Below is a statement from David Williams, President of the Taxpayers Protection Alliance about the proposed legislation:
“The Postal Service Reform Act of 2016, as introduced, amounts to nothing more than window dressing for reform and a handout for the United States Postal Service (USPS) at the expense of postal customers and taxpayers. In light of USPS’s increasing financial troubles, the Committee’s bill unfortunately does not include the structural reforms necessary to put the organization on a path towards financial sustainability. Without such structural reform, this legislation serves as nothing more than a handout to the troubled agency.
Following the USPS’s regulator’s denial of an extension of the exigent surcharge (temporary 2 cent increase for first class mail), the U.S. Court of Appeals ruling that the temporary exigent surcharge cannot be extended, the proposed legislation counters decisions by both entities with jurisdiction and extends the surcharge in perpetuity. This is an increase on monopoly products like stamps, which is already one of the U.S. Postal Service’s most profitable products, covering costs at greater than 200 percent. Raising rates on the profitable part of the USPS to make up for shortfalls in other areas, is a blatant attempt at cross subsidization. The bill would set the agency on the wrong path by raising rates unnecessarily on consumers while offering little to improve the standards of service that are in rapid decline.
In other aspects of the bill, the bill recommends adding a ‘Chief Innovation Officer’ who will likely push for more ill-advised, new services without any intention of generating sustainable profits to pay down debt. The USPS needs to take a long look at its competitive products and either start to adequately raise rates on money-losing services or make the tough decisions about whether it is prudent to continue those services at all.

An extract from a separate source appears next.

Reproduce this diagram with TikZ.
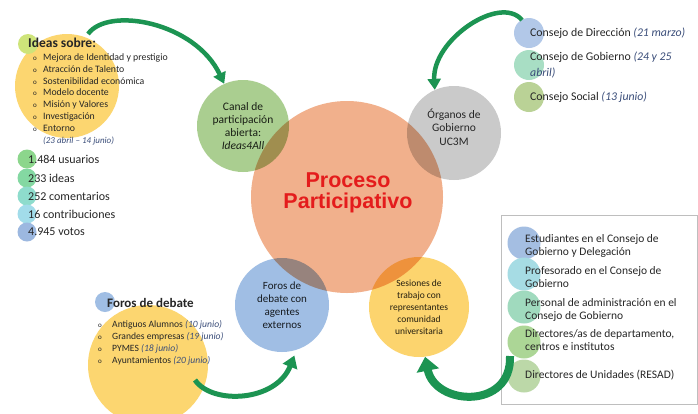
\documentclass[tikz,border=0pt]{standalone}
\usepackage{fontspec}
\setmainfont{Carlito}
\newfontfamily\titlefont{Liberation Sans}
\usetikzlibrary{positioning,arrows.meta}

\definecolor{textdark}{RGB}{38,38,38}
\definecolor{fechablue}{RGB}{59,78,122}
\definecolor{titlered}{RGB}{228,28,28}
\definecolor{procorange}{RGB}{241,176,140}
\definecolor{canalgreen}{RGB}{170,206,144}
\definecolor{organosgrey}{RGB}{202,202,202}
\definecolor{forosblue}{RGB}{160,190,228}
\definecolor{sesionyellow}{RGB}{252,212,110}
\definecolor{ideasyellow}{RGB}{252,214,112}
\definecolor{limegreen}{RGB}{206,228,122}
\definecolor{arrowgreen}{RGB}{28,148,82}
\definecolor{boxgrey}{RGB}{190,190,190}
% stats
\definecolor{statA}{RGB}{140,214,140}
\definecolor{statB}{RGB}{132,216,162}
\definecolor{statC}{RGB}{142,220,204}
\definecolor{statD}{RGB}{162,220,234}
\definecolor{statE}{RGB}{156,184,224}
% consejos
\definecolor{consA}{RGB}{178,200,232}
\definecolor{consB}{RGB}{168,222,196}
\definecolor{consC}{RGB}{186,210,150}
% representantes
\definecolor{repA}{RGB}{164,190,226}
\definecolor{repB}{RGB}{166,220,228}
\definecolor{repC}{RGB}{160,218,190}
\definecolor{repD}{RGB}{172,214,150}
\definecolor{repE}{RGB}{188,216,168}

\newcommand{\vineta}[1][10pt]{\makebox[#1][l]{\fontsize{7}{7}\selectfont o}}
\newcommand{\fecha}[1]{{\color{fechablue}\itshape #1}}

\tikzset{
	bubble/.style={circle, inner sep=0pt, align=center, text=textdark},
	listdot/.style={circle, inner sep=0pt, minimum size=#1},
	listtext/.style={anchor=west, inner sep=0pt, align=left, text=textdark},
	greenarrow/.style={draw=arrowgreen, line width=#1},
}

\begin{document}
\begin{tikzpicture}[x=1pt,y=-1pt]
	\useasboundingbox[fill=white] (0,0) rectangle (698,413);

	% Yellow circles behind the side lists
	\node[bubble, fill=ideasyellow, minimum size=104pt] (ideas) at (67,86) {};
	\node[bubble, fill=ideasyellow, minimum size=120pt] (debates) at (148,365) {};
	\node[listdot=20pt, fill=limegreen] (ideasdot) at (28,44) {};
	\node[listdot=20pt, fill=forosblue] (debatesdot) at (105,302) {};

	% Central bubble and its four satellites
	\node[bubble, fill=procorange, minimum size=192pt] (proc) at (347,197) {};
	\begin{scope}[blend mode=multiply]
		\node[bubble, fill=canalgreen, minimum size=92pt, font=\fontsize{11.5}{13}\selectfont] (canal) at (243,126)
			{Canal de\\participación\\abierta:\\\textit{Ideas4All}};
		\node[bubble, fill=organosgrey, minimum size=94pt] (organos) at (454,133) {};
		\node[bubble, fill=forosblue, minimum size=94pt, font=\fontsize{11}{13}\selectfont] (foros) at (282,305)
			{Foros de\\debate con\\agentes\\externos};
		\node[bubble, fill=sesionyellow, minimum size=100pt, font=\fontsize{9.5}{12}\selectfont] (sesiones) at (419,307)
			{Sesiones de\\trabajo con\\representantes\\comunidad\\universitaria};
	\end{scope}
	\node[bubble, font=\fontsize{11.5}{13.5}\selectfont] (organostext) at ([yshift=6pt]organos.center) {Órganos de\\Gobierno\\UC3M};
	\node[align=center, text=titlered, font=\titlefont\bfseries\fontsize{21.5}{21}\selectfont] (title) at (348,193)
		{Proceso\\Participativo};

	% Ideas sobre
	\node[listtext, font=\bfseries\fontsize{13.5}{16}\selectfont] (ideashead) at (28,43) {Ideas sobre:};
	\node[listtext, font=\fontsize{9.8}{11.8}\selectfont] (ideaslist) at (33,92.5)
		{\vineta Mejora de Identidad y prestigio\\
		\vineta Atracción de Talento\\
		\vineta Sostenibilidad económica\\
		\vineta Modelo docente\\
		\vineta Misión y Valores\\
		\vineta Investigación\\
		\vineta Entorno};
	\node[listtext, font=\fontsize{9}{11}\selectfont] (ideasfecha) at (43,141) {\fecha{(23 abril – 14 junio)}};

	% Stats of Ideas4All
	\node[listdot=19pt, fill=statA] (usuarios) at (27,159) {};
	\node[listdot=19pt, fill=statB] (ideasnum) at (27,178) {};
	\node[listdot=19pt, fill=statC] (comentarios) at (27,196) {};
	\node[listdot=19pt, fill=statD] (contribuciones) at (27,214) {};
	\node[listdot=19pt, fill=statE] (votos) at (27,232) {};
	\node[listtext, font=\fontsize{12}{14}\selectfont] at ([xshift=1pt]usuarios.center) {1.484 usuarios};
	\node[listtext, font=\fontsize{12}{14}\selectfont] at ([xshift=1pt]ideasnum.center) {233 ideas};
	\node[listtext, font=\fontsize{12}{14}\selectfont] at ([xshift=1pt]comentarios.center) {252 comentarios};
	\node[listtext, font=\fontsize{12}{14}\selectfont] at ([xshift=1pt]contribuciones.center) {16 contribuciones};
	\node[listtext, font=\fontsize{12}{14}\selectfont] at ([xshift=1pt]votos.center) {4.945 votos};

	% Consejos (top right)
	\node[listdot=30pt, fill=consA] (direccion) at (529,33) {};
	\node[listdot=30pt, fill=consB] (gobierno) at (529,65) {};
	\node[listdot=30pt, fill=consC] (social) at (529,97) {};
	\node[listtext, font=\fontsize{11.8}{16}\selectfont] at (530,33) {Consejo de Dirección \fecha{(21 marzo)}};
	\node[listtext, font=\fontsize{11.8}{16}\selectfont] at (530,65) {Consejo de Gobierno \fecha{(24 y 25}\\\fecha{abril)}};
	\node[listtext, font=\fontsize{11.8}{16}\selectfont] at (530,97) {Consejo Social \fecha{(13 junio)}};

	% Foros de debate (bottom left)
	\node[listtext, font=\bfseries\fontsize{13}{16}\selectfont] (debateshead) at (107,303) {Foros de debate};
	\node[listtext, font=\fontsize{9.6}{12}\selectfont] (debateslist) at (98,343)
		{\vineta[14pt]Antiguos Alumnos \fecha{(10 junio)}\\
		\vineta[14pt]Grandes empresas \fecha{(19 junio)}\\
		\vineta[14pt]PYMES \fecha{(18 junio)}\\
		\vineta[14pt]Ayuntamientos \fecha{(20 junio)}};

	% Representantes (bottom right box)
	\node[draw=boxgrey, minimum width=196pt, minimum height=189pt, anchor=north west] (box) at (501,215) {};
	\node[listdot=33pt, fill=repA] (estudiantes) at (524,243) {};
	\node[listdot=33pt, fill=repB] (profesorado) at (524,274) {};
	\node[listdot=33pt, fill=repC] (personal) at (524,307) {};
	\node[listdot=33pt, fill=repD] (directores) at (524,342) {};
	\node[listdot=33pt, fill=repE] (unidades) at (524,376) {};
	\node[listtext, font=\fontsize{11.5}{13}\selectfont] at (525,245.5) {Estudiantes en el Consejo de\\Gobierno y Delegación};
	\node[listtext, font=\fontsize{11.5}{13}\selectfont] at (525,277) {Profesorado en el Consejo de\\Gobierno};
	\node[listtext, font=\fontsize{11.5}{13}\selectfont] at (525,309.5) {Personal de administración en el\\Consejo de Gobierno};
	\node[listtext, font=\fontsize{11.5}{13}\selectfont] at (525,340.5) {Directores/as de departamento,\\centros e institutos};
	\node[listtext, font=\fontsize{11.5}{13}\selectfont] at (525,375) {Directores de Unidades (RESAD)};

	% Green arrows into the satellites
	\coordinate (ideastail) at (88,34);
	\coordinate (consejotail) at (522,20);
	\coordinate (debatestail) at (195,380);
	\coordinate (sesionestail) at (510,356);
	\draw[greenarrow=4.5pt, -{Triangle[length=11pt,width=13pt]}] (ideastail) .. controls (108,6) and (195,22) .. (canal.114);
	\draw[greenarrow=4.5pt, -{Triangle[length=11pt,width=13pt]}] (consejotail) .. controls (500,-6) and (432,40) .. (organos.114);
	\draw[greenarrow=5pt, -{Triangle[length=12pt,width=15pt]}, shorten >=6pt] (debatestail) .. controls (212,405) and (276,402) .. (foros.-72);
	\draw[greenarrow=8pt, -{Triangle[length=14pt,width=22pt]}] (sesionestail) .. controls (512,410) and (435,406) .. (sesiones.-83);
\end{tikzpicture}
\end{document}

This bill does nothing to strengthen the U.S. Postal Service’s business model. Conversely, it financially rewards the poor financial decisions the agency has enacted. With so many management troubles, partially due to the incomplete Board of Governors, the Postal Service’s deficiencies are sure to continue leaving its future further in doubt.
This bill rewards the ill-conceived path that has driven their financial troubles all at the expense of postal customers and taxpayers.
Overall, this bill falls way short of reform and the Oversight Committee needs to go back to the drawing board.”